Era como una bestia, y yo salté sobre él para ayudarle a mi niña; y te juro, mamá, que era la primera vez que lo hacía, porque yo le tenía terror a ese hombre... Entonces, él me golpeó; se levantó, y me dio varias patadas, que me dejaron inconsciente por un momento. No sé cuando fue que se llevó a mi hija para nuestro cuarto, pero, sé que allí la violó de nuevo... Pero, para entonces, yo ya estaba decidida a todo. Bajé a la cocina, mientras los gritos de mi hija me taladraban el pecho, y subí...
Lo ataqué con fuerza, y él chilló. Se defendió, me golpeó, me arrancó el camisón de dormir, me pateó; pero estaba herido, y yo lo seguí atacando. ¿Cuántas veces? No sé; pero, cuando ya me faltaban las fuerzas, él cayó al suelo, diciendo muchas cosas, como maldiciones y que no lo dejara morir, y que no lo iba a volver a hacer... Mi miedo se terminó, mamá, y allí, en el suelo, seguí hiriéndolo, mientras la sangre salpicaba todo... Yo estaba ciega...

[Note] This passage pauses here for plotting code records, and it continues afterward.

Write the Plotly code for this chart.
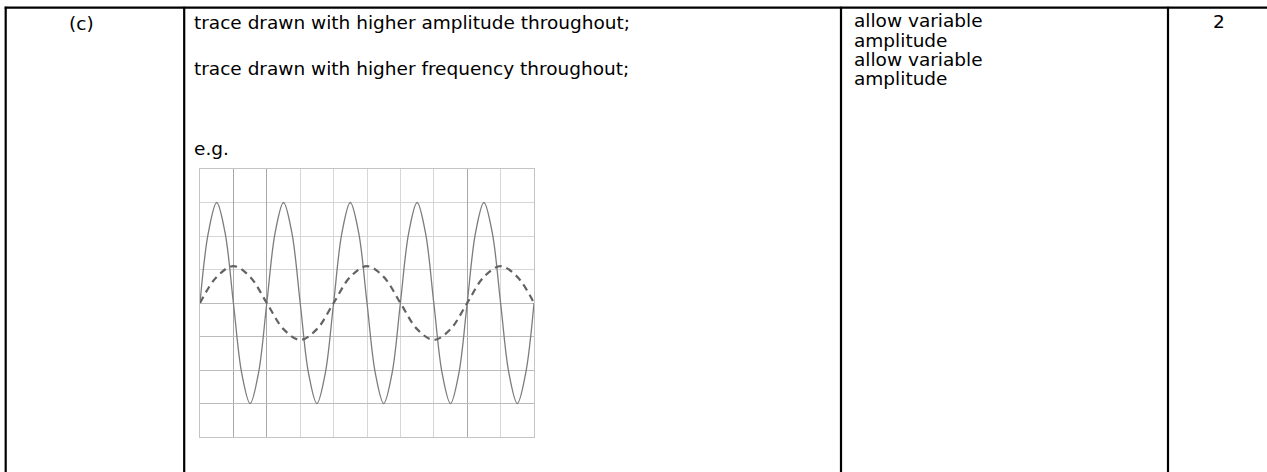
import plotly.graph_objects as go

W, H = 1267, 472

# ---- data (divisions of the oscilloscope grid) ----
solid_t = [0, 0.25, 0.5, 0.75, 1, 1.25, 1.5, 1.75, 2, 2.25, 2.5, 2.75, 3, 3.25, 3.5, 3.75,
           4, 4.25, 4.5, 4.75, 5, 5.25, 5.5, 5.75, 6, 6.25, 6.5, 6.75, 7, 7.25, 7.5, 7.75,
           8, 8.25, 8.5, 8.75, 9, 9.25, 9.5, 9.75, 10]
solid_v = [0, 2.1, 3, 2.1, 0, -2.1, -3, -2.1,
           0, 2.1, 3, 2.1, 0, -2.1, -3, -2.1,
           0, 2.1, 3, 2.1, 0, -2.1, -3, -2.1,
           0, 2.1, 3, 2.1, 0, -2.1, -3, -2.1,
           0, 2.1, 3, 2.1, 0, -2.1, -3, -2.1,
           0]
dashed_t = [0, 0.5, 1, 1.5, 2, 2.5, 3, 3.5, 4, 4.5, 5, 5.5, 6, 6.5, 7, 7.5, 8, 8.5, 9, 9.5, 10]
dashed_v = [0, 0.78, 1.1, 0.78, 0, -0.78, -1.1, -0.78,
            0, 0.78, 1.1, 0.78, 0, -0.78, -1.1, -0.78,
            0, 0.78, 1.1, 0.78, 0]
x_grid = [0, 1, 2, 3, 4, 5, 6, 7, 8, 9, 10]
y_grid = [-4, -3, -2, -1, 0, 1, 2, 3, 4]
x_dark = [1, 2, 8]
y_dark = [-3, -2, -1, 0]

col2_lines = ["trace drawn with higher amplitude throughout;",
              "trace drawn with higher frequency throughout;",
              "e.g."]
col3_lines = ["allow variable", "amplitude", "allow variable", "amplitude"]
part_label = "(c)"
marks_label = "2"


def px(x):
    return x / W


def py(y):
    return 1 - y / H


fig = go.Figure()

fig.add_trace(go.Scatter(x=solid_t, y=solid_v, mode="lines",
                         line=dict(color="#7c7c7c", width=1.3, shape="spline"),
                         showlegend=False, hoverinfo="skip"))
fig.add_trace(go.Scatter(x=dashed_t, y=dashed_v, mode="lines",
                         line=dict(color="#626262", width=2.2, dash="7px,5px", shape="spline"),
                         showlegend=False, hoverinfo="skip"))

dom_x = [px(200), px(534)]
dom_y = [py(437), py(169)]

FS = 18.5

fig.update_layout(
    width=W, height=H,
    margin=dict(l=0, r=0, t=0, b=0),
    paper_bgcolor="white", plot_bgcolor="white",
    hovermode=False,
    xaxis=dict(domain=dom_x, range=[0, 10], tickvals=x_grid, showticklabels=False,
               showgrid=True, gridcolor="#d6d6d6", gridwidth=1, zeroline=False,
               showline=True, linecolor="#c4c4c4", linewidth=1, mirror=True,
               ticks="", fixedrange=True),
    yaxis=dict(domain=dom_y, range=[-4, 4], tickvals=y_grid, showticklabels=False,
               showgrid=True, gridcolor="#d6d6d6", gridwidth=1, zeroline=False,
               showline=True, linecolor="#c4c4c4", linewidth=1, mirror=True,
               ticks="", fixedrange=True),
    xaxis2=dict(overlaying="x", range=[0, 10], tickvals=x_dark, showticklabels=False,
                showgrid=True, gridcolor="#a8a8a8", gridwidth=1, zeroline=False,
                ticks="", matches="x"),
    yaxis2=dict(overlaying="y", range=[-4, 4], tickvals=y_dark, showticklabels=False,
                showgrid=True, gridcolor="#bcbcbc", gridwidth=1, zeroline=False,
                ticks="", matches="y"),
    font=dict(family="DejaVu Sans", size=FS, color="black"),
)
# invisible trace to activate the overlay grid axes
fig.add_trace(go.Scatter(x=[None], y=[None], xaxis="x2", yaxis="y2",
                         showlegend=False, hoverinfo="skip"))

shapes = []
# table borders
shapes.append(dict(type="line", xref="paper", yref="paper",
                   x0=px(4.7), x1=1.0, y0=py(7.7), y1=py(7.7),
                   line=dict(color="black", width=2.2)))
for cx in [5.7, 184.2, 841, 1168]:
    shapes.append(dict(type="line", xref="paper", yref="paper",
                       x0=px(cx), x1=px(cx), y0=py(6.7), y1=0,
                       line=dict(color="black", width=2.2)))
fig.update_layout(shapes=shapes)

ann = []
ann.append(dict(text=part_label, x=px(82), y=py(24), xref="paper", yref="paper",
                xanchor="center", yanchor="middle", showarrow=False))
for t, yy in zip(col2_lines, [23, 69, 148]):
    ann.append(dict(text=t, x=px(192), y=py(yy), xref="paper", yref="paper",
                    xanchor="left", yanchor="middle", showarrow=False))
for t, yy in zip(col3_lines, [21, 40, 59, 78]):
    ann.append(dict(text=t, x=px(852), y=py(yy), xref="paper", yref="paper",
                    xanchor="left", yanchor="middle", showarrow=False))
ann.append(dict(text=marks_label, x=px(1219), y=py(22), xref="paper", yref="paper",
                xanchor="center", yanchor="middle", showarrow=False))
fig.update_layout(annotations=ann)

fig.write_html("out.html",
               config={"displayModeBar": False, "staticPlot": True},
               post_script="document.body.style.margin='0px';"
                           "document.body.style.overflow='hidden';")
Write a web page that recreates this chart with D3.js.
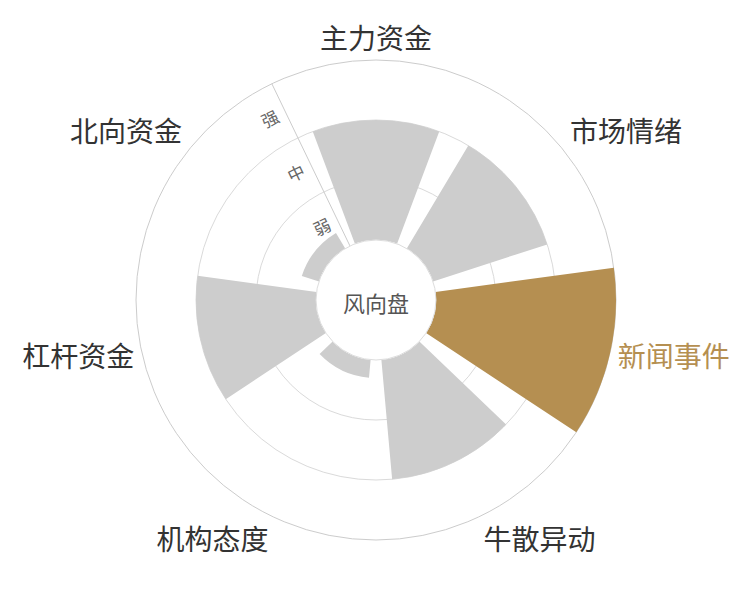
<!DOCTYPE html>
<html>
<head>
<meta charset="utf-8">
<script src="https://cdn.jsdelivr.net/npm/d3@7"></script>
<style>
  html, body { margin: 0; padding: 0; background: #fff; }
  #chart text { font-family: "Noto Sans CJK SC", "Noto Sans", sans-serif; }
</style>
</head>
<body>
<div id="chart"></div>
<script>
// categories round the dial, clockwise from the top
var categories = ["主力资金", "市场情绪", "新闻事件", "牛散异动", "机构态度", "杠杆资金", "北向资金"];
// strength of each category, 0..3 (弱 / 中 / 强 bands)
var strength = [2, 2, 3, 2, 0.3, 2, 0.3];
// radial tick labels
var levelLabels = ["弱", "中", "强"];
var highlightCategory = "新闻事件";
var centerTitle = "风向盘";

/**
 * Constructor for the wind dial
 */
function WindDial(){
    var self = this;
    self.init();
}; // end constructor

WindDial.prototype.init = function(){
    var self = this;
    self.width = 750;
    self.height = 600;
    self.cx = 376;
    self.cy = 300;
    self.innerR = 60;
    self.outerR = 240;

    self.svg = d3.select("#chart").append("svg")
        .attr("width", self.width)
        .attr("height", self.height)
        .append("g")
        .attr("transform", "translate(" + self.cx + "," + self.cy + ")");

    // angle scale, first band centred at the top
    var step = 2 * Math.PI / categories.length;
    self.x = d3.scaleBand()
        .domain(categories)
        .range([-step / 2, 2 * Math.PI - step / 2])
        .paddingInner(0.2)
        .paddingOuter(0.1);

    // radius scale
    self.y = d3.scaleLinear()
        .domain([0, levelLabels.length])
        .range([self.innerR, self.outerR]);

    // band scale for the 弱/中/强 labels
    self.yLevel = d3.scaleBand()
        .domain(levelLabels)
        .range([self.innerR, self.outerR]);

    self.update();
}; // end init()

WindDial.prototype.update = function(){
    var self = this;
    var data = categories.map(function(c, i){ return {cat: c, value: strength[i]}; });
    var axisAngle = self.x.range()[0];

    // grid circles
    self.svg.append("g")
        .selectAll("circle")
        .data(d3.range(1, levelLabels.length + 1))
        .enter()
        .append("circle")
        .attr("r", function(d){ return self.y(d); })
        .attr("fill", "none")
        .attr("stroke", function(d){ return d == levelLabels.length ? "#cccccc" : "#dadada"; })
        .attr("stroke-width", 1);

    // bars
    var arc = d3.arc()
        .innerRadius(self.y(0))
        .outerRadius(function(d){ return self.y(d.value); })
        .startAngle(function(d){ return self.x(d.cat); })
        .endAngle(function(d){ return self.x(d.cat) + self.x.bandwidth(); });

    self.svg.append("g")
        .selectAll("path")
        .data(data)
        .enter()
        .append("path")
        .attr("d", arc)
        .attr("fill", function(d){ return d.cat == highlightCategory ? "#b58f51" : "#cdcdcd"; });

    // radius axis line
    self.svg.append("line")
        .attr("x1", self.y(0) * Math.sin(axisAngle))
        .attr("y1", -self.y(0) * Math.cos(axisAngle))
        .attr("x2", self.outerR * Math.sin(axisAngle))
        .attr("y2", -self.outerR * Math.cos(axisAngle))
        .attr("stroke", "#cccccc");

    // radius labels, rotated with the axis
    var deg = axisAngle * 180 / Math.PI;
    self.svg.append("g")
        .selectAll("text")
        .data(levelLabels)
        .enter()
        .append("text")
        .attr("transform", function(d){
            var r = self.yLevel(d) + self.yLevel.bandwidth() / 2;
            var px = r * Math.sin(axisAngle) - 17 * Math.cos(axisAngle);
            var py = -r * Math.cos(axisAngle) - 17 * Math.sin(axisAngle);
            return "translate(" + px + "," + py + ") rotate(" + deg + ")";
        })
        .attr("text-anchor", "middle")
        .attr("dominant-baseline", "central")
        .attr("font-size", 17)
        .attr("fill", "#666")
        .text(function(d){ return d; });

    // centre disc
    self.svg.append("circle")
        .attr("r", self.innerR)
        .attr("fill", "#fff")
        .attr("stroke", "#dddddd");

    self.svg.append("text")
        .attr("y", 2)
        .attr("text-anchor", "middle")
        .attr("dominant-baseline", "central")
        .attr("font-size", 22)
        .attr("fill", "#555")
        .text(centerTitle);

    // category labels round the outside
    var labelR = self.outerR + 8;
    self.svg.append("g")
        .selectAll("text")
        .data(data)
        .enter()
        .append("text")
        .each(function(d){
            var a = self.x(d.cat) + self.x.bandwidth() / 2;
            var px = labelR * Math.sin(a);
            var py = -labelR * Math.cos(a);
            var anchor = Math.abs(px) / labelR < 0.3 ? "middle" : (px > 0 ? "start" : "end");
            var shift = Math.abs(py) / labelR < 0.3 ? 0 : (py > 0 ? 15 : -15);
            d3.select(this)
              .attr("x", px)
              .attr("y", py + shift)
              .attr("text-anchor", anchor);
        })
        .attr("dominant-baseline", "central")
        .attr("font-size", 28)
        .attr("fill", function(d){ return d.cat == highlightCategory ? "#b58f51" : "#333"; })
        .text(function(d){ return d.cat; });
}; // end update()

var dial = new WindDial();
</script>
</body>
</html>
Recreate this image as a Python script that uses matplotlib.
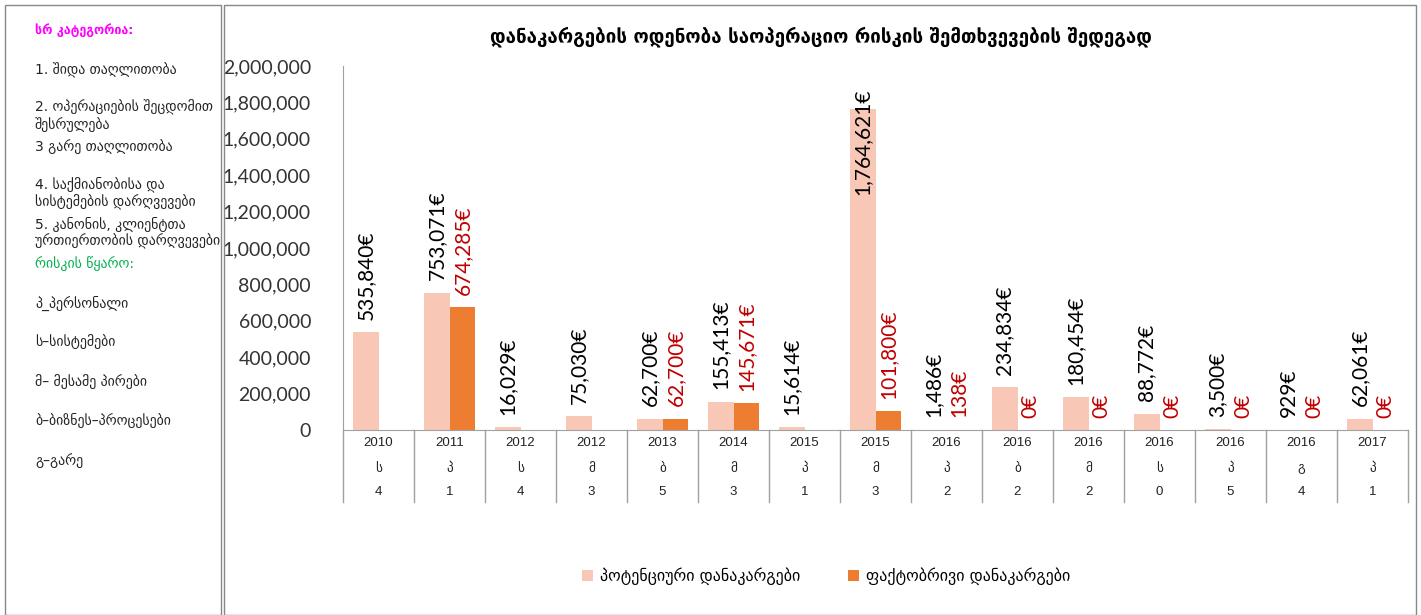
import matplotlib
matplotlib.use("Agg")
import matplotlib.pyplot as plt
from matplotlib.patches import Rectangle, Patch

# data
years = [2010, 2011, 2012, 2012, 2013, 2014, 2015, 2015, 2016, 2016, 2016, 2016, 2016, 2016, 2017]
sources = ["ს", "პ", "ს", "მ", "ბ", "მ", "პ", "მ", "პ", "ბ", "მ", "ს", "პ", "გ", "პ"]
cat_nums = [4, 1, 4, 3, 5, 3, 1, 3, 2, 2, 2, 0, 5, 4, 1]
potential = [535840, 753071, 16029, 75030, 62700, 155413, 15614, 1764621,
             1486, 234834, 180454, 88772, 3500, 929, 62061]
actual = [None, 674285, None, None, 62700, 145671, None, 101800,
          138, 0, 0, 0, 0, 0, 0]

title = "დანაკარგების ოდენობა საოპერაციო რისკის შემთხვევების შედეგად"
series_names = ["პოტენციური დანაკარგები", "ფაქტობრივი დანაკარგები"]
side_head1 = "სრ კატეგორია:"
side_cats = ["1. შიდა თაღლითობა", "2. ოპერაციების შეცდომით\nშესრულება", "3 გარე თაღლითობა",
             "4. საქმიანობისა და\nსისტემების დარღვევები", "5. კანონის, კლიენტთა\nურთიერთობის დარღვევები"]
side_head2 = "რისკის წყარო:"
side_src = ["პ_პერსონალი", "ს–სისტემები", "მ– მესამე პირები", "ბ–ბიზნეს–პროცესები", "გ–გარე"]

c_pot = "#F9C7B6"
c_act = "#ED7D31"
c_red = "#C00000"
grey = "#A0A0A0"
num_font = ["Lato", "DejaVu Sans"]
geo_font = ["DejaVu Sans"]

W, H = 1421, 615
fig = plt.figure(figsize=(W / 100, H / 100), dpi=100)

def fx(px):
    return px / W

def fy(py):
    return 1 - py / H

# frames
fig.patches.append(Rectangle((fx(5), fy(615)), fx(216), fy(5) - fy(615), transform=fig.transFigure,
                             fill=False, edgecolor="#888888", lw=1))
fig.patches.append(Rectangle((fx(224), fy(615)), fx(1192), fy(5) - fy(615), transform=fig.transFigure,
                             fill=False, edgecolor="#888888", lw=1))

ax_l, ax_r, ax_t, ax_b = 343, 1408, 66, 430
ax = fig.add_axes([fx(ax_l), fy(ax_b), fx(ax_r - ax_l), fy(ax_t) - fy(ax_b)])

n = len(years)
bw = 0.366
ymax = 2000000
xs = list(range(n))
ax.bar([x - bw / 2 for x in xs], potential, width=bw, color=c_pot)
act_x = [x + bw / 2 for x, a in zip(xs, actual) if a is not None]
act_v = [a for a in actual if a is not None]
ax.bar(act_x, act_v, width=bw, color=c_act)

def label(x, v, col):
    if v > 0.8 * ymax:
        # no room above: put it inside the top of the bar like Excel does
        ax.annotate(f"{v:,}€", (x, v), xytext=(0, 15), textcoords="offset points",
                    rotation=90, ha="center", va="top", fontsize=15, family=num_font, color=col)
    else:
        ax.annotate(f"{v:,}€", (x, v), xytext=(0, 9), textcoords="offset points",
                    rotation=90, ha="center", va="bottom", fontsize=15, family=num_font, color=col)

for x, v in zip(xs, potential):
    label(x - bw / 2, v, "black")
for x, v in zip(act_x, act_v):
    label(x, v, c_red)

ax.set_xlim(-0.5, n - 0.5)
ax.set_ylim(0, ymax)
ax.set_yticks(range(0, ymax + 1, 200000))
ax.set_yticklabels([f"{v:,}" for v in range(0, ymax + 1, 200000)], family=num_font, fontsize=14, color="#333333")
ax.tick_params(axis="y", length=0, pad=23)
ax.set_xticks([])
for s in ["top", "right"]:
    ax.spines[s].set_visible(False)
for s in ["left", "bottom"]:
    ax.spines[s].set_color(grey)

# category table under the axis
axh = ax_b - ax_t
tr = ax.get_xaxis_transform()
def yax(py):
    return -(py - ax_b) / axh

for i in range(n + 1):
    ax.plot([i - 0.5, i - 0.5], [0, yax(502)], color=grey, lw=1, transform=tr, clip_on=False)
for i in range(n):
    ax.text(i, yax(443), str(years[i]), ha="center", va="center", transform=tr,
            fontsize=9.5, family=["Liberation Sans", "DejaVu Sans"], color="#222222")
    ax.text(i, yax(468), sources[i], ha="center", va="center", transform=tr,
            fontsize=9.5, family=geo_font, color="#222222")
    ax.text(i, yax(492), str(cat_nums[i]), ha="center", va="center", transform=tr,
            fontsize=9.5, family=["Liberation Sans", "DejaVu Sans"], color="#222222")

fig.text(fx(821), fy(37), title, ha="center", va="center", fontsize=13.5, fontweight="bold",
         family=geo_font, color="black")

handles = [Patch(facecolor=c_pot), Patch(facecolor=c_act)]
fig.legend(handles, series_names, loc="center", bbox_to_anchor=(fx(826), fy(576)), ncol=2,
           frameon=False, handlelength=0.7, handleheight=0.7, handletextpad=0.4, columnspacing=3.0,
           prop={"family": geo_font, "size": 11.5})

# side panel
lx = fx(35)
fig.text(lx, fy(30), side_head1, ha="left", va="center", fontsize=9, fontweight="bold",
         family=geo_font, color="#FF00FF")
cat_y = [70, 116, 147, 193, 233]
for t, y in zip(side_cats, cat_y):
    fig.text(lx, fy(y), t, ha="left", va="center", fontsize=10, family=geo_font,
             color="#222222", linespacing=1.2)
fig.text(lx, fy(264), side_head2, ha="left", va="center", fontsize=10,
         family=geo_font, color="#00B050")
src_y = [303, 342, 382, 421, 461]
for t, y in zip(side_src, src_y):
    fig.text(lx, fy(y), t, ha="left", va="center", fontsize=10, family=geo_font, color="#222222")

fig.savefig("out.png", dpi=100)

Había vivido quince años con él, que fueron como quince años en el infierno; en la peor parte del infierno. Recibí golpes, humillaciones, violaciones, me obligaba a drogarme para que tuviera intimidad con hombres que él traía, y que yo nunca había visto; y violaba a mi hija mientras aquellos cerdos se cebaban en mí... Y ese fue mi infierno, mamá... Quince largos años de ese infierno... Y ahora, por su culpa. Tengo que ir a la cárcel... Tengo que pagar el haberlo matado...”.
Nota final
El fiscal dice: “Di la orden de que los agentes salieran. No sé si alguien dijo algo; pero, de lo que sí me di cuenta, es de que el ministro de Seguridad y el director de la DNIC llamaron a los agentes que estuvieron conmigo en la escena. Igual habló conmigo el fiscal. No he vuelto a saber nada de aquella familia. Y hasta hoy cuento esta historia, que muy pocas personas conocen.
Espero que sirva para que se haga conciencia de que nada es más valioso que la familia, que los hijos son sagrados, que la mujer es la compañera de vida que Dios nos pone en el camino, y a la que debemos respetar, cuidar, valorar y proteger en todo tiempo. Por supuesto, esto debe enseñarse en la casa, como dice el buen amigo Noé Godoy, la cara solidaria de la Secretaría de Seguridad, que dice que debemos hacer el bien siempre; que debemos hacer lo bueno siempre; y yo le agrego que debemos ser buenos, y más buenos con nuestros hijos, con nuestros padres y con la esposa que, por amor, nos acompaña por el camino de la vida. Y es que la mujer no es ningún objeto; no es cualquier cosa. Es un ser humano, con derechos como nosotros mismos, hechura de Dios, y amada, también, por el Dios del cielo”.